The fraction of times the ball would be found in each box would be $\frac{1}{3}$ even if different experiments were performed with different boxes locked, as long as the choice of which boxes were locked was made without bias, on average.

The model would be falsified by the empirical data if, say, the red box was chosen to be locked more frequently than the blue or green boxes. However, if that occurred, it would not mean that the unfalsifiable model was defective, but that it was being applied to the wrong macrostate. After the bias was discovered and quantified it would form part of the specification of a new macrostate, $\mathcal{M}'$, and an unfalsifiable statistical theory of $\mathcal{M}'$ would be developed. Then, if no further macrostate-modifying peculiarities were found, the set of all subsequent repetitions of the experiment would produce data consistent with the unfalsifiable statistical theory of $\mathcal{M}'$.

2.2.2 Realistic example

While considering a more complicated example, it may be useful to have an infinite set of independent laboratories in mind. The equipment in each laboratory may be different, and different methods of measurement may be used in each one, but all are capable of measuring whatever quantities the unfalsifiable statistical model applies to. They are also capable of correcting their measurements for artefacts of the particular sample-preparation and measurement techniques they are using, and of accurately quantifying uncertainties in the corrected values.

Then one can imagine asking each laboratory to measure, say, the bulk modulus $B$ of diamond at a pressure of $100 GPa$ and a temperature of $100 K$. In this case, the statistical model would be a probability distribution, $p(B)$, for the bulk modulus of an infinitely large crystal (to eliminate surface effects, which are sample-specific) at precisely those values of pressure and temperature.

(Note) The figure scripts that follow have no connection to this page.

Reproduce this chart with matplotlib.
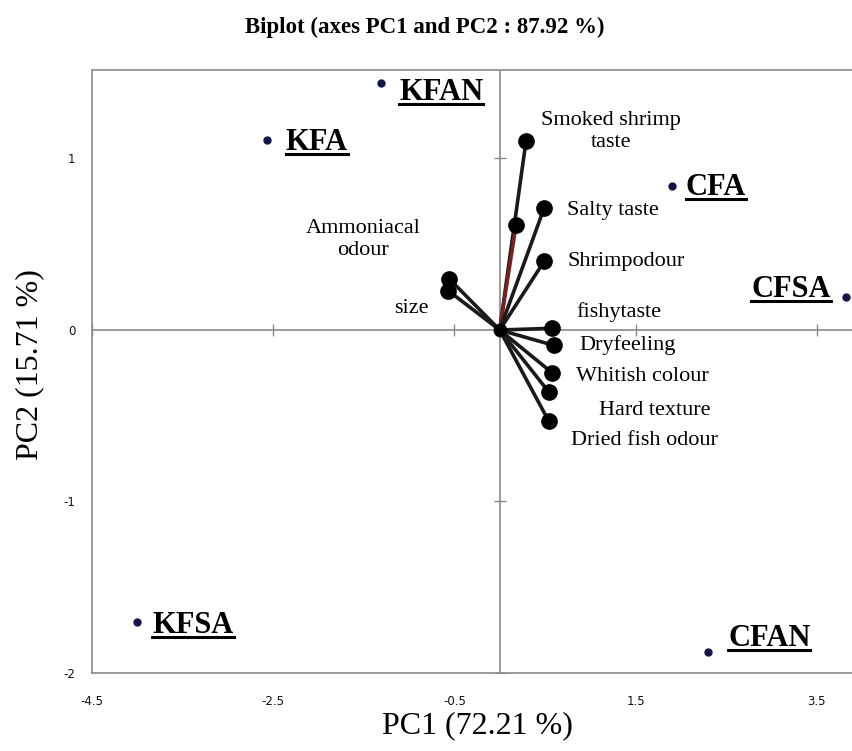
import matplotlib
matplotlib.use("Agg")
import matplotlib.pyplot as plt
from matplotlib.lines import Line2D

plt.rcParams["font.family"] = ["Liberation Serif", "DejaVu Serif"]

# sample scores (PC1, PC2)
samples = ["KFAN", "KFA", "CFA", "CFSA", "KFSA", "CFAN"]
sample_pc1 = [-1.31, -2.57, 1.90, 3.82, -4.00, 2.30]
sample_pc2 = [1.44, 1.11, 0.84, 0.19, -1.70, -1.88]

# variable loadings (PC1, PC2)
variables = ["Smoked shrimp\ntaste", "", "Salty taste", "Shrimpodour", "Ammoniacal\nodour",
             "size", "fishytaste", "Dryfeeling", "Whitish colour", "Hard texture",
             "Dried fish odour"]
var_pc1 = [0.29, 0.18, 0.49, 0.49, -0.56, -0.57, 0.58, 0.60, 0.58, 0.54, 0.54]
var_pc2 = [1.10, 0.61, 0.71, 0.40, 0.30, 0.23, 0.01, -0.09, -0.25, -0.36, -0.53]
var_line_colors = ["#1a1a1a", "#7a2020", "#1a1a1a", "#1a1a1a", "#1a1a1a", "#1a1a1a",
                   "#1a1a1a", "#1a1a1a", "#1a1a1a", "#1a1a1a", "#1a1a1a"]

xticks = [-4.5, -2.5, -0.5, 1.5, 3.5]
yticks = [-2, -1, 0, 1]

# label offsets in pixels (dx, dy, ha)
sample_offsets = {
    "KFAN": (18, -9, "left"), "KFA": (19, -3, "left"), "CFA": (14, -2, "left"),
    "CFSA": (-15, 8, "right"), "KFSA": (15, -4, "left"), "CFAN": (20, 14, "left"),
}
var_offsets = [(85, 10, "center"), (0, 0, "left"), (23, -2, "left"), (23, 0, "left"),
               (-86, 39, "center"), (-37, -18, "center"), (24, 16, "left"),
               (25, 0, "left"), (24, -4, "left"), (50, -19, "left"), (22, -20, "left")]

fig = plt.figure(figsize=(8.52, 7.51), dpi=100)
ax = fig.add_axes([92 / 852, 78 / 751, 780 / 852, 603 / 751])
ax.set_xlim(-4.5, -4.5 + 780 / 90.6)
ax.set_ylim(-2, 1.516)

for s in ax.spines.values():
    s.set_color("#8a8a8a")
    s.set_linewidth(1.2)

ax.axhline(0, color="#8a8a8a", lw=1.2, zorder=1)
ax.axvline(0, color="#8a8a8a", lw=1.2, zorder=1)
# cross ticks on the zero lines
ax.plot(xticks, [0] * len(xticks), ls="none", marker="|", ms=9, color="#8a8a8a", mew=1.0, zorder=1)
ax.plot([0] * len(yticks), yticks, ls="none", marker="_", ms=9, color="#8a8a8a", mew=1.0, zorder=1)

ax.set_xticks(xticks, [str(t) for t in xticks])
ax.set_yticks(yticks, [str(t) for t in yticks])
for lab in ax.get_xticklabels() + ax.get_yticklabels():
    lab.set_family("DejaVu Sans")
ax.tick_params(length=0, labelsize=8.5, pad=15.5, colors="#111111")
ax.tick_params(axis="y", pad=12)

# loading vectors
for x, y, c in zip(var_pc1, var_pc2, var_line_colors):
    ax.plot([0, x], [0, y], color=c, lw=2.6, zorder=3)
ax.plot(var_pc1, var_pc2, ls="none", marker="o", ms=11, color="black", zorder=4)
ax.plot([0], [0], ls="none", marker="o", ms=9, color="black", zorder=4)

for name, x, y, (dx, dy, ha) in zip(variables, var_pc1, var_pc2, var_offsets):
    if name:
        ax.annotate(name, (x, y), xytext=(dx, dy), textcoords="offset pixels",
                    ha=ha, va="center", fontsize=16, linespacing=1.25, multialignment="center")

# sample points
ax.plot(sample_pc1, sample_pc2, ls="none", marker="o", ms=5, color="#15154a", zorder=4)
sample_texts = []
for name, x, y in zip(samples, sample_pc1, sample_pc2):
    dx, dy, ha = sample_offsets[name]
    t = ax.annotate(name, (x, y), xytext=(dx, dy), textcoords="offset pixels",
                    ha=ha, va="center", fontsize=22, fontweight="bold")
    sample_texts.append(t)

fig.text(425 / 852, 1 - 27 / 751, "Biplot (axes PC1 and PC2 : 87.92 %)", ha="center", va="center",
         fontsize=16.5, fontweight="bold")
fig.text(477 / 852, 1 - 726 / 751, "PC1 (72.21 %)", ha="center", va="center", fontsize=23)
fig.text(30 / 852, 1 - 365 / 751, "PC2 (15.71 %)", ha="center", va="center", fontsize=23,
         rotation=90)

# underline sample labels
fig.canvas.draw()
renderer = fig.canvas.get_renderer()
for t in sample_texts:
    bb = t.get_window_extent(renderer)
    yline = bb.y0 + 3
    fig.add_artist(Line2D([bb.x0 / 852, bb.x1 / 852], [yline / 751, yline / 751],
                          transform=fig.transFigure, color="black", lw=2.2))

fig.savefig("out.png", dpi=100)
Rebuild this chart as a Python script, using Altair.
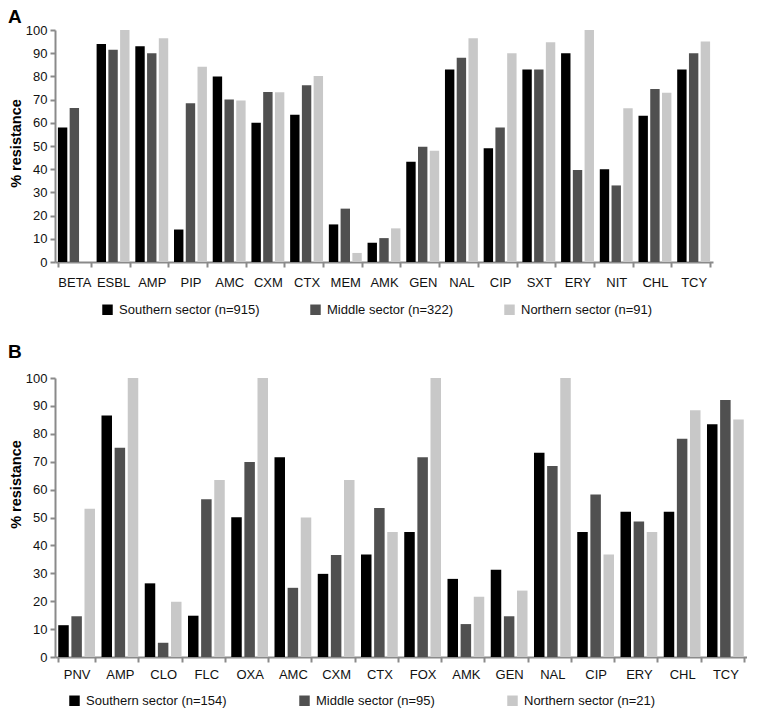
import altair as alt
import pandas as pd

FONT = "Liberation Sans"

# ---- Panel A data ----
cats_a = ["BETA", "ESBL", "AMP", "PIP", "AMC", "CXM", "CTX", "MEM", "AMK",
          "GEN", "NAL", "CIP", "SXT", "ERY", "NIT", "CHL", "TCY"]
south_a = [58, 94, 93, 14, 80, 60, 63.5, 16.2, 8.3, 43.2, 83, 49, 83, 90, 40, 63, 83]
middle_a = [66.4, 91.5, 90, 68.4, 70, 73.3, 76.2, 23, 10.3, 49.7, 88, 58, 83, 39.7, 33, 74.6, 90]
north_a = [None, 100, 96.4, 84.2, 69.6, 73.2, 80.2, 3.9, 14.5, 48, 96.4, 90, 94.7, 100, 66.3, 73, 95]
names_a = ["Southern sector (n=915)", "Middle sector (n=322)", "Northern sector (n=91)"]

# ---- Panel B data ----
cats_b = ["PNV", "AMP", "CLO", "FLC", "OXA", "AMC", "CXM", "CTX", "FOX", "AMK",
          "GEN", "NAL", "CIP", "ERY", "CHL", "TCY"]
south_b = [11.4, 86.6, 26.4, 14.8, 50.1, 71.6, 29.8, 36.7, 44.8, 28, 31.3, 73.2, 44.8, 52.1, 52.1, 83.4]
middle_b = [14.6, 75, 5.1, 56.5, 69.9, 24.8, 36.6, 53.4, 71.6, 11.8, 14.6, 68.5, 58.2, 48.6, 78.2, 92.1]
north_b = [53.1, 100, 19.8, 63.4, 100, 50, 63.4, 44.8, 100, 21.6, 23.8, 100, 36.7, 44.8, 88.4, 85.1]
names_b = ["Southern sector (n=154)", "Middle sector (n=95)", "Northern sector (n=21)"]

colors = ["#000000", "#505050", "#c8c8c8"]
yticks = list(range(0, 101, 10))


def to_long(cats, series, names):
    rows = []
    for name, vals in zip(names, series):
        for c, v in zip(cats, vals):
            if v is not None:
                rows.append({"drug": c, "sector": name, "value": v})
    return pd.DataFrame(rows)


def panel(df, cats, names, letter, w, h, lx, ly, colpad, xlabpad, toff, ty):
    return alt.Chart(df).mark_bar().encode(
        x=alt.X("drug:N", sort=cats, title=None,
                scale=alt.Scale(paddingInner=0.15, paddingOuter=0.075),
                axis=alt.Axis(labelAngle=0, tickBand="extent", tickSize=5,
                              labelPadding=xlabpad, domainColor="#8a8a8a",
                              domainWidth=2, tickColor="#8a8a8a", tickWidth=2,
                              labelFont=FONT, labelFontSize=13, labelColor="#111111")),
        xOffset=alt.XOffset("sector:N", sort=names,
                            scale=alt.Scale(domain=names, paddingInner=0.2)),
        y=alt.Y("value:Q", scale=alt.Scale(domain=[0, 100]), title="% resistance",
                axis=alt.Axis(values=yticks, grid=False, tickSize=5, labelPadding=3,
                              domainColor="#8a8a8a", domainWidth=2,
                              tickColor="#8a8a8a", tickWidth=2,
                              labelFont=FONT, labelFontSize=13, labelColor="#111111",
                              titleFont=FONT, titleFontSize=14.5, titleFontWeight="bold",
                              titleColor="#000000", titleAngle=270, titleAlign="center",
                              titleBaseline="bottom", titleX=-32, titleY=ty)),
        color=alt.Color("sector:N", sort=names,
                        scale=alt.Scale(domain=names, range=colors),
                        legend=alt.Legend(title=None, orient="none", legendX=lx, legendY=ly,
                                          direction="horizontal", symbolType="square",
                                          symbolSize=110, symbolStrokeWidth=0,
                                          labelFont=FONT, labelFontSize=13,
                                          labelColor="#111111", labelOffset=5,
                                          columnPadding=colpad, padding=0,
                                          labelLimit=300)),
    ).properties(
        width=w, height=h,
        title=alt.TitleParams(letter, anchor="start", frame="bounds", fontSize=19,
                              fontWeight="bold", font=FONT, color="#000000", offset=toff),
    )


df_a = to_long(cats_a, [south_a, middle_a, north_a], names_a)
df_b = to_long(cats_b, [south_b, middle_b, north_b], names_b)

pa = panel(df_a, cats_a, names_a, "A", 658, 232, 46, 273, 49, 9, -3, 113)
pb = panel(df_b, cats_b, names_b, "B", 692, 279, 13, 316, 71, 6, 10, 106)

chart = alt.vconcat(pa, pb, spacing=26).resolve_scale(
    x="independent", y="independent", color="independent", xOffset="independent"
).resolve_legend(color="independent").properties(
    padding={"left": 0, "top": 0, "right": 0, "bottom": 0}
).configure_view(stroke=None)

chart.save("out.html", embed_options={"renderer": "svg", "actions": False})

In general, each laboratory will prepare or acquire their sample of diamond in their own way, use a different method of controlling and measuring temperature and pressure, and use a different method of measuring $B$. In addition to the quantified uncertainties in the measured value of $B$, each independently-measured value will be influenced to some unquantified degree by unknown unknowns, i.e., unknown peculiarities of the sample, the apparatus, and the scientists performing the measurements and analysing the data. However, we will assume that this `data jitter' either averages out, when the data from all laboratories is compiled, or is accounted for when comparing the compiled data to the statistical model.

If $p(B)$ was an unfalsifiable statistical model of $B$, it would be identical to the distribution of measured values. To derive or deduce an unfalsifiable distribution, one must carefully avoid making any assumptions, either explicitly or implicitly, about the sample or the measurement, apart from the information specified by the macrostate. This means maximising one's ignorance of every other property of a sample of diamond at $(P,T)=(100 GPa,100 K)$. This is achieved by maximising the uncertainty in the value of $B$ that remains when its probability distribution, $p$, is known.

To derive an unfalsifiable distribution for a given macrostate, one must express the information specified by the macrostate as mathematical constraints on $p$. Then, under these information constraints, one must find the distribution $p$ for which the uncertainty in the value of $B$ is maximised. Maximising uncertainty eliminates bias and means that the information content of $p$ is the same as the information content of the distribution of measured values of $B$. The differences between each distribution and a state of total ignorance is the same: it is the information about the value of $B$ implied by the macrostate when no further information is available.

In summary, elimination of bias, subject to the constraint that information $\mathcal{M}$ is true, guarantees that the resulting statistical model of the physical system defined by $\mathcal{M}$ is unfalsifiable: It guarantees that the model would agree with a statistical model calculated from a very large amount of experimental data pertaining to physical systems about which $\mathcal{M}$, and only $\mathcal{M}$, is known to be true.